Published in The Times, 22 May 1908, page 12 . Collected in A Book of Words, Macmillan, London, 1928.
The dinner was held in the Whitehall Rooms of the Hotel Metropole. Kipling was in the Chair and proposed the toast to the Royal Literary Fund. He was followed by the Dean of Canterbury, Henry Wace (1836-1924), who proposed a toast to Literature. Hallam, Lord Tennyson (1852-1928), proposing a toast to Kipling, spoke of him as the ‘most forceful, the most vivid literary genius of our present age’. (Times, 22 May 1908, page 8)
In a letter returned to England from South Africa after Kipling’s departure, Arthur Llewelyn Roberts had asked Kipling to solicit his friends for contributions to the Fund. Kipling replied on 18 May:
I cannot pretend that I should have been any good at it because my acquaintance lies chiefly among those who need help. I had supposed that my work was to get as much money as possible out of people at the Dinner.
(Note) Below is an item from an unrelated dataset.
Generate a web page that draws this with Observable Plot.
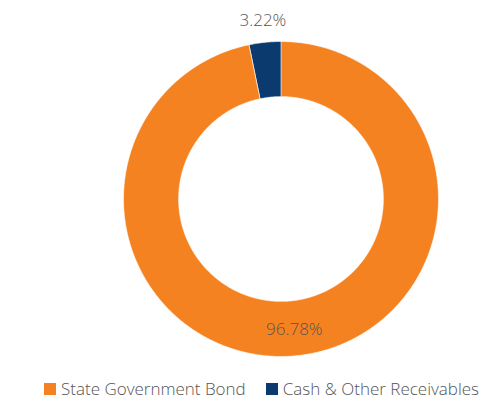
<!DOCTYPE html>
<html>
<head>
<meta charset="utf-8">
<script src="https://cdn.jsdelivr.net/npm/d3@7"></script>
<script src="https://cdn.jsdelivr.net/npm/@observablehq/plot@0.6"></script>
<style>
  html, body { margin: 0; padding: 0; background: #fff; }
  #wrap { position: relative; width: 481px; height: 399px; font-family: "Open Sans", "Noto Sans", sans-serif; overflow: hidden; }
  #legend { position: absolute; left: 44px; top: 380px; display: flex; align-items: center; font-size: 17px; line-height: 18px; font-weight: 300; color: #555; white-space: nowrap; }
  .item { display: flex; align-items: center; margin-right: 20px; }
  .sw { width: 12px; height: 12px; margin-right: 5px; }
</style>
</head>
<body>
<div id="wrap"><div id="chart"></div><div id="legend"></div></div>
<script>
const categories = ["State Government Bond", "Cash & Other Receivables"];
const values = [96.78, 3.22];
const labels = ["96.78%", "3.22%"];
const colors = ["#F58220", "#0A3A6E"];

const inner = 0.65, outer = 1;
const total = d3.sum(values);
const polys = [];
const texts = [];
let start = 0;
categories.forEach((c, i) => {
  const a0 = start / total * 2 * Math.PI;
  const a1 = (start + values[i]) / total * 2 * Math.PI;
  const n = Math.max(4, Math.ceil((a1 - a0) / 0.01));
  const pts = [];
  for (let k = 0; k <= n; k++) { const a = a0 + (a1 - a0) * k / n; pts.push([outer * Math.sin(a), outer * Math.cos(a)]); }
  for (let k = n; k >= 0; k--) { const a = a0 + (a1 - a0) * k / n; pts.push([inner * Math.sin(a), inner * Math.cos(a)]); }
  pts.forEach(p => polys.push({cat: c, x: p[0], y: p[1]}));
  const mid = (a0 + a1) / 2;
  const r = values[i] / total < 0.1 ? 1.14 : 0.835;
  texts.push({label: labels[i], x: r * Math.sin(mid), y: r * Math.cos(mid)});
  start += values[i];
});

const plot = Plot.plot({
  width: 481,
  height: 370,
  marginLeft: 123,
  marginRight: 43,
  marginTop: 41,
  marginBottom: 14,
  x: {domain: [-1, 1], axis: null},
  y: {domain: [-1, 1], axis: null},
  color: {domain: categories, range: colors},
  style: {fontFamily: "'Open Sans', 'Noto Sans', sans-serif"},
  marks: [
    Plot.line(polys, {x: "x", y: "y", z: "cat", fill: "cat", stroke: "white", strokeWidth: 0.6, curve: "linear-closed"}),
    Plot.text(texts, {x: "x", y: "y", text: "label", fontSize: 17, fontWeight: 300, fill: "#555"})
  ]
});
document.getElementById("chart").appendChild(plot);

const lg = document.getElementById("legend");
categories.forEach((c, i) => {
  const it = document.createElement("div");
  it.className = "item";
  it.innerHTML = `<div class="sw" style="background:${colors[i]}"></div><span>${c}</span>`;
  lg.appendChild(it);
});
</script>
</body>
</html>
(Letters, Ed. Pinney vol. 3, pp. 320-21)
Kipling defines writers as distinct from lawyers and doctors. Their work continues after their deaths but, after a time, their heirs cannot benefit from it. He praises the work of the Fund in helping writers who have met with misfortune.
Notes on the Text
(the page and line numbers below refer to the Uniform Edition of A Book of Words Macmillan, London 1928)
[Page 39, line1] Hades the kingdom of the dead in Greek mythology.
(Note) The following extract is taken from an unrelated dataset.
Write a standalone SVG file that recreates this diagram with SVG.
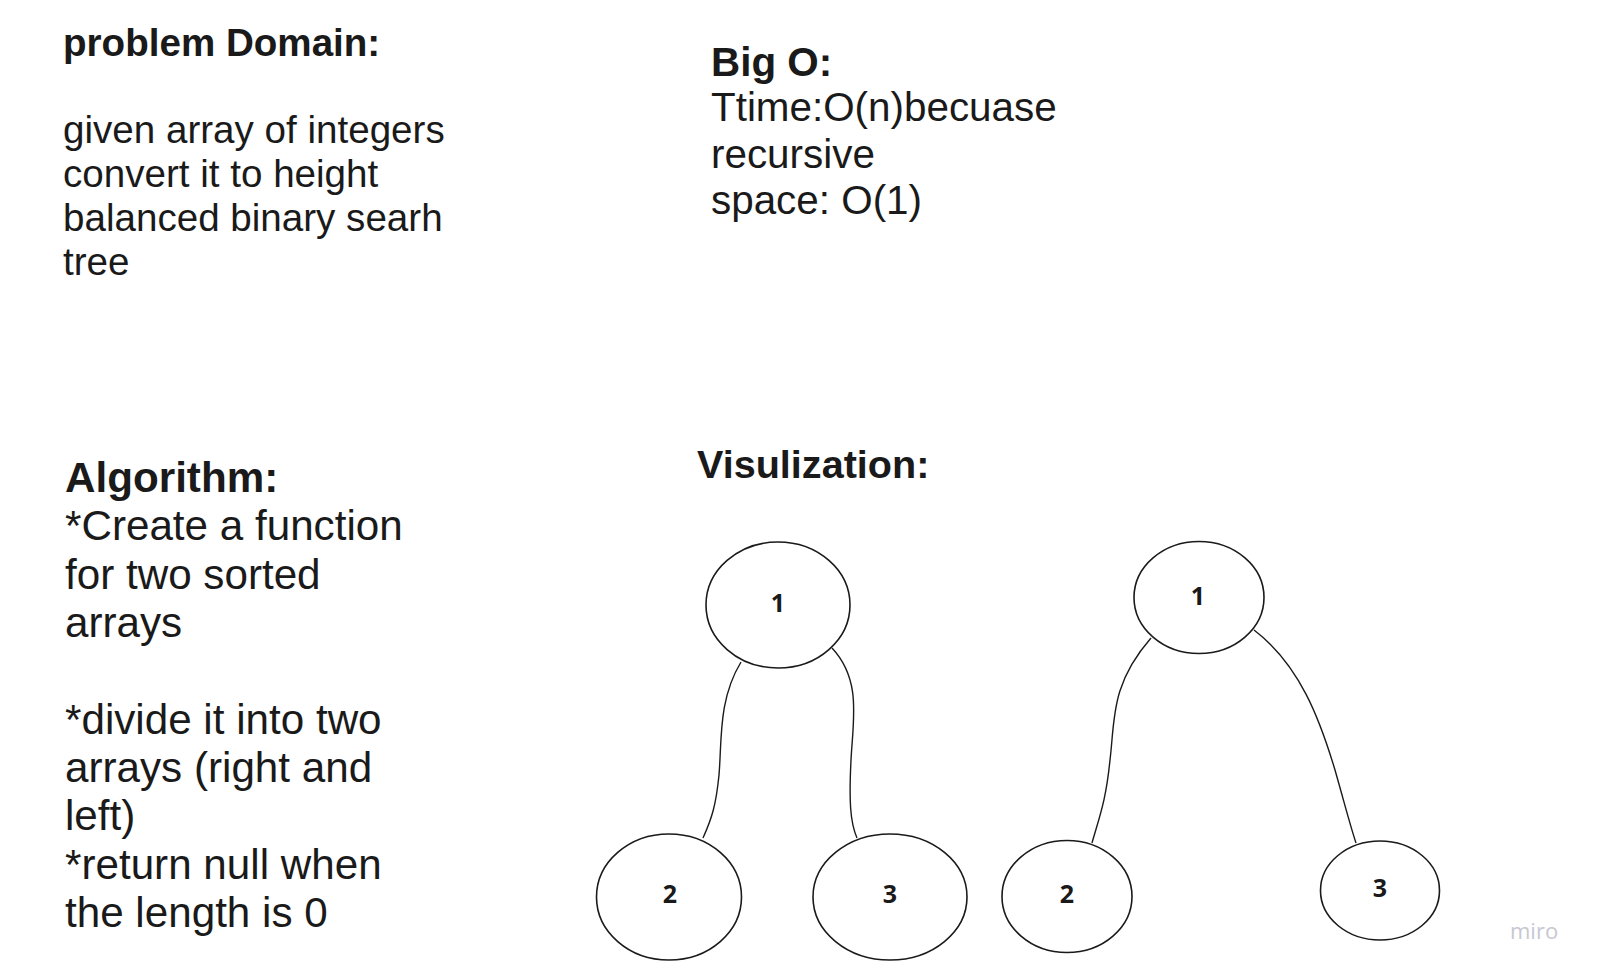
<svg xmlns="http://www.w3.org/2000/svg" width="1598" height="977" viewBox="0 0 1598 977">
<style>
.t{font-family:"Liberation Sans",Arial,sans-serif;fill:#1a1a1a}
.b{font-weight:bold}
.node ellipse{fill:#ffffff;stroke:#1a1a1a;stroke-width:1.6}
.node text{font-family:"Open Sans","Noto Sans",sans-serif;font-weight:bold;font-size:25px;fill:#1a1a1a;text-anchor:middle}
.edge{fill:none;stroke:#1a1a1a;stroke-width:1.4}
</style>
<rect width="1598" height="977" fill="#ffffff"/>
<g id="problem-domain" class="t" font-size="38.6">
<text x="63" y="56" class="b">problem Domain:</text>
<text x="63" y="143">given array of integers</text>
<text x="63" y="187">convert it to height</text>
<text x="63" y="231">balanced binary searh</text>
<text x="63" y="275">tree</text>
</g>
<g id="big-o" class="t" font-size="40.4">
<text x="711" y="76" class="b">Big O:</text>
<text x="711" y="121">Ttime:O(n)becuase</text>
<text x="711" y="167.5">recursive</text>
<text x="711" y="213.5">space: O(1)</text>
</g>
<g id="algorithm" class="t" font-size="42.2">
<text x="65" y="492" class="b">Algorithm:</text>
<text x="65" y="540">*Create a function</text>
<text x="65" y="589">for two sorted</text>
<text x="65" y="637">arrays</text>
<text x="65" y="734">*divide it into two</text>
<text x="65" y="782">arrays (right and</text>
<text x="65" y="830">left)</text>
<text x="65" y="879">*return null when</text>
<text x="65" y="927">the length is 0</text>
</g>
<g id="visualization-title" class="t" font-size="39.6">
<text x="697" y="478" class="b">Visulization:</text>
</g>
<g id="connectors">
<path class="edge" d="M741,662 C718,700 722,740 719,775 C716,805 712,818 703,838"/>
<path class="edge" d="M832,648 C862,680 853,720 851,760 C849,800 850,822 857,838"/>
<path class="edge" d="M1151,638 C1110,685 1115,720 1110,760 C1106,800 1100,815 1092,843"/>
<path class="edge" d="M1254,630 C1300,665 1320,720 1335,770 C1345,805 1350,825 1356,843"/>
</g>
<g id="tree1-node1" class="node"><ellipse cx="778" cy="605" rx="72" ry="63"/><text x="778" y="612">1</text></g>
<g id="tree1-node2" class="node"><ellipse cx="669" cy="897" rx="72.5" ry="63"/><text x="670" y="903">2</text></g>
<g id="tree1-node3" class="node"><ellipse cx="890" cy="897" rx="77" ry="63"/><text x="890" y="903">3</text></g>
<g id="tree2-node1" class="node"><ellipse cx="1199" cy="597.5" rx="65" ry="56"/><text x="1198" y="605">1</text></g>
<g id="tree2-node2" class="node"><ellipse cx="1067" cy="896.5" rx="65" ry="56"/><text x="1067" y="903">2</text></g>
<g id="tree2-node3" class="node"><ellipse cx="1380" cy="890.5" rx="59.5" ry="49.5"/><text x="1380" y="897">3</text></g>
<text x="1510" y="939" font-family="'Open Sans','Noto Sans',sans-serif" font-size="22" fill="#c6c8d2">miro</text>
</svg>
[Page 39, line3] Homer and Sappho two ancient Greek poets. Homer’s dates are not known, but he is thought to have lived between 1050 and 850 BC. He is generally believed to have been the author of the Iliad and the Odyssey. Sappho, who lived in the 7th century BC, is known for her love poetry, but little of her work survives.
[Page 41, line 10] Book of Job in the Old Testament, usually dated to between the 5th and 2nd Centuries BC.
[Page 42, line 5] Lord Chancellors the heads of the Judiciary of Britain.
[Page 42, line 6] woolsack the seat of the Lord Chancellor in the House of Lords. It is a large square bag of wool without back or arms.
[Page 42, line 11] calling of letters this page deals with the question of literary copyrights, although this word is not mentioned. Kipling had quite a lot to do with the consolidation of the Law of Copyright – since 1908. It now (2011) belongs generally to the writer for his or her life-time and to legal heirs for a further seventy years after the writer’s death.
[Page 43, line 7] Philistia the country of the Philistines in south west Palestine. The term ‘Philistine’ was used, particularly during the Aesthetic Movement of the 1870s-90s, to describe uncultured and unimaginative people.
[Page 43, lines 11-12] Pharisees … Scribes upholders of a strict Judaic law. Jesus attacked them for their legalistic and inflexible approach.